Brief »
Word for word, transcribe the lines below and drop the pictures.

• • • • • • •

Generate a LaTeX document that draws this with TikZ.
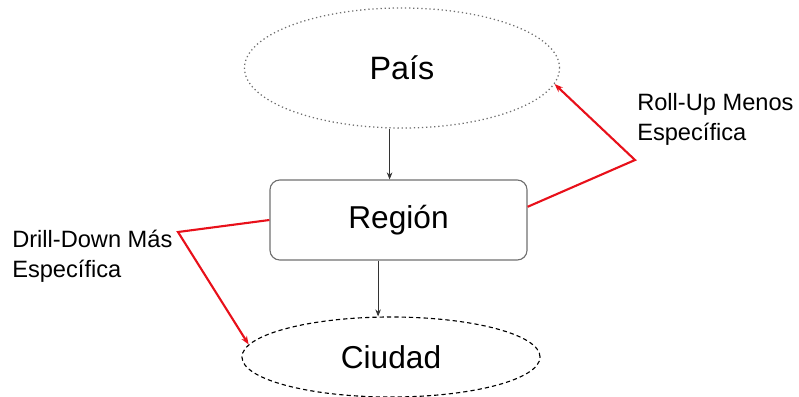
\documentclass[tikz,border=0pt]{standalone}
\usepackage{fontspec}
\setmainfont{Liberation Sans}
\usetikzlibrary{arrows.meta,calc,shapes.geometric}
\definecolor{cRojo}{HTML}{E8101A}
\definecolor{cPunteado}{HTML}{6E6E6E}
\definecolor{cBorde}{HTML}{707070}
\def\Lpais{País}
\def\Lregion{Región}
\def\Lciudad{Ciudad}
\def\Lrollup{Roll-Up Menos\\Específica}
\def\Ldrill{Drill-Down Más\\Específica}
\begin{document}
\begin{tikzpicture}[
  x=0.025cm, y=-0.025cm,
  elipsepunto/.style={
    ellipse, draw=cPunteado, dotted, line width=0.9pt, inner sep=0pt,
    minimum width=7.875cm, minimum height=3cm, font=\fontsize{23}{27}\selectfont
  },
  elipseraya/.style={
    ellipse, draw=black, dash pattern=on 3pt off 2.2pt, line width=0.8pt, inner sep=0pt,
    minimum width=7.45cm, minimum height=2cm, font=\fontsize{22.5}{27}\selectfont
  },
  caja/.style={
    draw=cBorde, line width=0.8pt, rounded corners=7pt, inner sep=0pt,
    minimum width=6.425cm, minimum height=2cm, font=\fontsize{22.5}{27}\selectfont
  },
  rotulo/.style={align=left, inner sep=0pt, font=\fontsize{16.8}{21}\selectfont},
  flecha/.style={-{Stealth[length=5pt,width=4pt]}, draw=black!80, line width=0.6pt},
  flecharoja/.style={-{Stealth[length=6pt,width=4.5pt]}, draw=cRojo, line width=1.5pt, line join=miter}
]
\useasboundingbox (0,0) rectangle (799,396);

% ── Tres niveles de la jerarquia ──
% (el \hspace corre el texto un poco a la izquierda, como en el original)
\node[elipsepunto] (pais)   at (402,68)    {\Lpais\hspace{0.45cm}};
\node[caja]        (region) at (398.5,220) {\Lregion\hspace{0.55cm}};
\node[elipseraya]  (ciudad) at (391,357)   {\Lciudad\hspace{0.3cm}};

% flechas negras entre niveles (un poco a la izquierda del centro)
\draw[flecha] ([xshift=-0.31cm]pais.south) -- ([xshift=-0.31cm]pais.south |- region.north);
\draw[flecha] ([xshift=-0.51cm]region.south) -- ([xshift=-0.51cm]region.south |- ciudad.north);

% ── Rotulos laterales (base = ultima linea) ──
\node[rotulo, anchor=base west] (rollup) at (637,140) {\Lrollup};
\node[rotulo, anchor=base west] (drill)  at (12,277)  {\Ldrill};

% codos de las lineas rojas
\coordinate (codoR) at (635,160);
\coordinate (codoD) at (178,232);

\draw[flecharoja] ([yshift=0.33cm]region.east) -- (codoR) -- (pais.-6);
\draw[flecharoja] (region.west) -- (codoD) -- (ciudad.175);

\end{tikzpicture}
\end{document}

• • • • • • •

Solution to the problem »
Generate a LaTeX document that draws this with TikZ.
\documentclass[tikz,border=0pt]{standalone}
\usepackage{fontspec}
\setmainfont{Liberation Sans}
\usetikzlibrary{arrows.meta,calc,shapes.geometric}
\definecolor{cRojo}{HTML}{E8101A}
\definecolor{cPunteado}{HTML}{6E6E6E}
\definecolor{cBorde}{HTML}{707070}
\def\Lpais{País}
\def\Lregion{Región}
\def\Lciudad{Ciudad}
\def\Lrollup{Roll-Up Menos\\Específica}
\def\Ldrill{Drill-Down Más\\Específica}
\begin{document}
\begin{tikzpicture}[
  x=0.025cm, y=-0.025cm,
  elipsepunto/.style={
    ellipse, draw=cPunteado, dotted, line width=0.9pt, inner sep=0pt,
    minimum width=7.875cm, minimum height=3cm, font=\fontsize{23}{27}\selectfont
  },
  elipseraya/.style={
    ellipse, draw=black, dash pattern=on 3pt off 2.2pt, line width=0.8pt, inner sep=0pt,
    minimum width=7.45cm, minimum height=2cm, font=\fontsize{22.5}{27}\selectfont
  },
  caja/.style={
    draw=cBorde, line width=0.8pt, rounded corners=7pt, inner sep=0pt,
    minimum width=6.425cm, minimum height=2cm, font=\fontsize{22.5}{27}\selectfont
  },
  rotulo/.style={align=left, inner sep=0pt, font=\fontsize{16.8}{21}\selectfont},
  flecha/.style={-{Stealth[length=5pt,width=4pt]}, draw=black!80, line width=0.6pt},
  flecharoja/.style={-{Stealth[length=6pt,width=4.5pt]}, draw=cRojo, line width=1.5pt, line join=miter}
]
\useasboundingbox (0,0) rectangle (799,396);

% ── Tres niveles de la jerarquia ──
% (el \hspace corre el texto un poco a la izquierda, como en el original)
\node[elipsepunto] (pais)   at (402,68)    {\Lpais\hspace{0.45cm}};
\node[caja]        (region) at (398.5,220) {\Lregion\hspace{0.55cm}};
\node[elipseraya]  (ciudad) at (391,357)   {\Lciudad\hspace{0.3cm}};

% flechas negras entre niveles (un poco a la izquierda del centro)
\draw[flecha] ([xshift=-0.31cm]pais.south) -- ([xshift=-0.31cm]pais.south |- region.north);
\draw[flecha] ([xshift=-0.51cm]region.south) -- ([xshift=-0.51cm]region.south |- ciudad.north);

% ── Rotulos laterales (base = ultima linea) ──
\node[rotulo, anchor=base west] (rollup) at (637,140) {\Lrollup};
\node[rotulo, anchor=base west] (drill)  at (12,277)  {\Ldrill};

% codos de las lineas rojas
\coordinate (codoR) at (635,160);
\coordinate (codoD) at (178,232);

\draw[flecharoja] ([yshift=0.33cm]region.east) -- (codoR) -- (pais.-6);
\draw[flecharoja] (region.west) -- (codoD) -- (ciudad.175);

\end{tikzpicture}
\end{document}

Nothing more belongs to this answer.